People are talking about colliders again.

This year, the European particle physics community is updating its shared plan for the future, the European Strategy for Particle Physics. A raft of proposals at the end of March stirred up a tail of public debate, focused on asking what sort of new particle collider should be built, and discussing potential reasons why.

That discussion, in turn, has got me thinking about experiments, and how they’re justified.

The purpose of experiments, and of science in general, is to learn something new. The more sure we are of something, the less reason there is to test it. Scientists don’t check whether the Sun rises every day. Like everyone else, they assume it will rise, and use that knowledge to learn other things.

You want your experiment to surprise you. But to design an experiment to surprise you, you run into a contradiction.

Suppose that every morning, you check whether the Sun rises. If it doesn’t, you will really be surprised! You’ll have made the discovery of the century! That’s a really exciting payoff, grant agencies should be lining up to pay for…

Well, is that actually likely to happen, though?

The same reasons it would be surprising if the Sun stopped rising are reasons why we shouldn’t expect the Sun to stop rising. A sunrise-checking observatory has incredibly high potential scientific reward…but an absurdly low chance of giving that reward.

Ok, so you can re-frame your experiment. You’re not hoping the Sun won’t rise, you’re observing the sunrise. You expect it to rise, almost guaranteed, so your experiment has an almost guaranteed payoff.

But what a small payoff! You saw exactly what you expected, there’s no science in that!

By either criterion, the “does the Sun rise” observatory is a stupid experiment. Real experiments operate in between the two extremes. They also mix motivations. Together, that leads to some interesting tensions.

What was the purpose of the Large Hadron Collider?

There were a few things physicists were pretty sure of, when they planned the LHC. Previous colliders had measured W bosons and Z bosons, and their properties made it clear that something was missing. If you could collide protons with enough energy, physicists were pretty sure you’d see the missing piece. Physicists had a reasonably plausible story for that missing piece, in the form of the Higgs boson. So physicists could be pretty sure they’d see something, and reasonably sure it would be the Higgs boson.

If physicists expected the Higgs boson, what was the point of the experiment?

First, physicists expected to see the Higgs boson, but they didn’t expect it to have the mass that it did. In fact, they didn’t know anything about the particle’s mass, besides that it should be low enough that the collider could produce it, and high enough that it hadn’t been detected before. The specific number? That was a surprise, and an almost-inevitable one. A rare creature, an almost-guaranteed scientific payoff.

I say almost, because there was a second point. The Higgs boson didn’t have to be there. In fact, it didn’t have to exist at all.
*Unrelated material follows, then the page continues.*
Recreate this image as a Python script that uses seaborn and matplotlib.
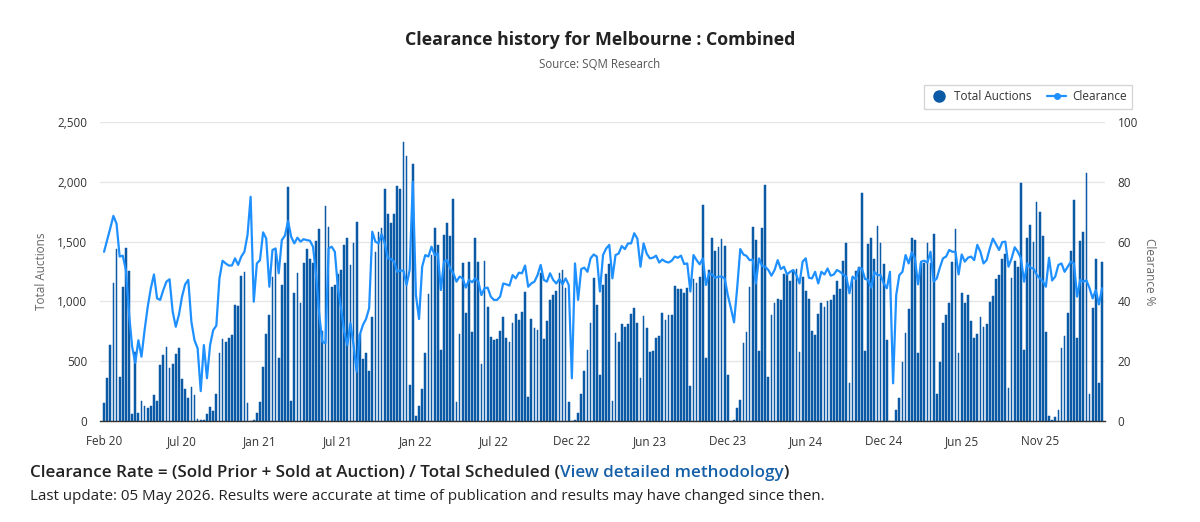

There was a much bigger potential payoff, of noticing something very strange, something much more complicated than the straightforward theory most physicists had expected.

(Many people also argued for another almost-guaranteed payoff, and that got a lot more press. People talked about finding the origin of dark matter by discovering supersymmetric particles, which they argued was almost guaranteed due to a principle called naturalness. This is very important for understanding the history…but it’s an argument that many people feel has failed, and that isn’t showing up much anymore. So for this post, I’ll leave it to the side.)

This mix, of a guaranteed small surprise and the potential for a very large surprise, was a big part of what made the LHC make sense. The mix has changed a bit for people considering a new collider, and it’s making for a rougher conversation.

Like the LHC, most of the new collider proposals have a guaranteed payoff. The LHC could measure the mass of the Higgs, these new colliders will measure its “couplings”: how strongly it influences other particles and forces.

Unlike the LHC, though, this guarantee is not a guaranteed surprise. Before building the LHC, we did not know the mass of the Higgs, and we could not predict it. On the other hand, now we absolutely can predict the couplings of the Higgs. We have quite precise numbers, our expectation for what they should be based on a theory that so far has proven quite successful.

We aren’t certain, of course, just like physicists weren’t certain before. The Higgs boson might have many surprising properties, things that contradict our current best theory and usher in something new. These surprises could genuinely tell us something about some of the big questions, from the nature of dark matter to the universe’s balance of matter and antimatter to the stability of the laws of physics.

But of course, they also might not. We no longer have that rare creature, a guaranteed mild surprise, to hedge in case the big surprises fail. We have guaranteed observations, and experimenters will happily tell you about them…but no guaranteed surprises.

That’s a strange position to be in. And I’m not sure physicists have figured out what to do about it.